((

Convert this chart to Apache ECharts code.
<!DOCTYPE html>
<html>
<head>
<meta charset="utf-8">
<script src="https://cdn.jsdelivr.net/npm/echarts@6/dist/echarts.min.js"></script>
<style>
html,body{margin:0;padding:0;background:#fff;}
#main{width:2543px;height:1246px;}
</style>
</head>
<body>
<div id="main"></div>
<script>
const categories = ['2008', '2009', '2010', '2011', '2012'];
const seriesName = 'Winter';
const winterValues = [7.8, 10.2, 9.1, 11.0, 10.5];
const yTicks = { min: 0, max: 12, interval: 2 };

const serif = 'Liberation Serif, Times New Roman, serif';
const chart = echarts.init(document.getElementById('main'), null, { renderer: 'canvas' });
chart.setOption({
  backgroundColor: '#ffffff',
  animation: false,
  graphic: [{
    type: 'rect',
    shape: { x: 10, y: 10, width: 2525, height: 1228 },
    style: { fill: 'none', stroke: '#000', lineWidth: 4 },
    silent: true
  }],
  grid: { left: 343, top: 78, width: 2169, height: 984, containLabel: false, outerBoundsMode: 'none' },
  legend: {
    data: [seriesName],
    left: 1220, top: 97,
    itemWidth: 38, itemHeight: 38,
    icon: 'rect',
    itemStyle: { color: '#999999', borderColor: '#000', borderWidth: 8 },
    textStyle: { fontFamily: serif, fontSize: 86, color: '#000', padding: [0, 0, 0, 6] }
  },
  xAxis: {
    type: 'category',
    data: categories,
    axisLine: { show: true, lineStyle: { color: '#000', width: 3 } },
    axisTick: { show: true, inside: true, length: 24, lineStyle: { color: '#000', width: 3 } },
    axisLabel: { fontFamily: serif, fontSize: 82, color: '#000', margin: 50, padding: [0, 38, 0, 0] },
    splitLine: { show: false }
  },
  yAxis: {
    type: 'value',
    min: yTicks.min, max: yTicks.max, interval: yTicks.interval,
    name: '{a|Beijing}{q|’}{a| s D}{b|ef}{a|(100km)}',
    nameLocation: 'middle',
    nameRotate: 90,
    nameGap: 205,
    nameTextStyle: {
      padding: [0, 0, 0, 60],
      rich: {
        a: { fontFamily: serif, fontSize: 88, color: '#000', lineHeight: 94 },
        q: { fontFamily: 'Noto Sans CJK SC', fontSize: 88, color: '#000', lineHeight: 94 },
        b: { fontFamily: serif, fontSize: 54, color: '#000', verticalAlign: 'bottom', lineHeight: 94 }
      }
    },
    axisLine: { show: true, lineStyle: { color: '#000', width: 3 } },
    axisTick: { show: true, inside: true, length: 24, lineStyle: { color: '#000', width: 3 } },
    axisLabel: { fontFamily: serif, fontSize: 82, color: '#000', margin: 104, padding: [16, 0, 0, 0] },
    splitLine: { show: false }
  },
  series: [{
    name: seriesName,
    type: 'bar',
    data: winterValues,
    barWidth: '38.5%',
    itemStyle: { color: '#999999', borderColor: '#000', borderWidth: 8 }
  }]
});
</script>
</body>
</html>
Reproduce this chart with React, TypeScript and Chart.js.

))

* Task directions *
Print out the whole listing exactly as it appears.

* Problem solution *
Convert this chart to Apache ECharts code.
<!DOCTYPE html>
<html>
<head>
<meta charset="utf-8">
<script src="https://cdn.jsdelivr.net/npm/echarts@6/dist/echarts.min.js"></script>
<style>
html,body{margin:0;padding:0;background:#fff;}
#main{width:2543px;height:1246px;}
</style>
</head>
<body>
<div id="main"></div>
<script>
const categories = ['2008', '2009', '2010', '2011', '2012'];
const seriesName = 'Winter';
const winterValues = [7.8, 10.2, 9.1, 11.0, 10.5];
const yTicks = { min: 0, max: 12, interval: 2 };

const serif = 'Liberation Serif, Times New Roman, serif';
const chart = echarts.init(document.getElementById('main'), null, { renderer: 'canvas' });
chart.setOption({
  backgroundColor: '#ffffff',
  animation: false,
  graphic: [{
    type: 'rect',
    shape: { x: 10, y: 10, width: 2525, height: 1228 },
    style: { fill: 'none', stroke: '#000', lineWidth: 4 },
    silent: true
  }],
  grid: { left: 343, top: 78, width: 2169, height: 984, containLabel: false, outerBoundsMode: 'none' },
  legend: {
    data: [seriesName],
    left: 1220, top: 97,
    itemWidth: 38, itemHeight: 38,
    icon: 'rect',
    itemStyle: { color: '#999999', borderColor: '#000', borderWidth: 8 },
    textStyle: { fontFamily: serif, fontSize: 86, color: '#000', padding: [0, 0, 0, 6] }
  },
  xAxis: {
    type: 'category',
    data: categories,
    axisLine: { show: true, lineStyle: { color: '#000', width: 3 } },
    axisTick: { show: true, inside: true, length: 24, lineStyle: { color: '#000', width: 3 } },
    axisLabel: { fontFamily: serif, fontSize: 82, color: '#000', margin: 50, padding: [0, 38, 0, 0] },
    splitLine: { show: false }
  },
  yAxis: {
    type: 'value',
    min: yTicks.min, max: yTicks.max, interval: yTicks.interval,
    name: '{a|Beijing}{q|’}{a| s D}{b|ef}{a|(100km)}',
    nameLocation: 'middle',
    nameRotate: 90,
    nameGap: 205,
    nameTextStyle: {
      padding: [0, 0, 0, 60],
      rich: {
        a: { fontFamily: serif, fontSize: 88, color: '#000', lineHeight: 94 },
        q: { fontFamily: 'Noto Sans CJK SC', fontSize: 88, color: '#000', lineHeight: 94 },
        b: { fontFamily: serif, fontSize: 54, color: '#000', verticalAlign: 'bottom', lineHeight: 94 }
      }
    },
    axisLine: { show: true, lineStyle: { color: '#000', width: 3 } },
    axisTick: { show: true, inside: true, length: 24, lineStyle: { color: '#000', width: 3 } },
    axisLabel: { fontFamily: serif, fontSize: 82, color: '#000', margin: 104, padding: [16, 0, 0, 0] },
    splitLine: { show: false }
  },
  series: [{
    name: seriesName,
    type: 'bar',
    data: winterValues,
    barWidth: '38.5%',
    itemStyle: { color: '#999999', borderColor: '#000', borderWidth: 8 }
  }]
});
</script>
</body>
</html>
Reproduce this chart with React, TypeScript and Chart.js.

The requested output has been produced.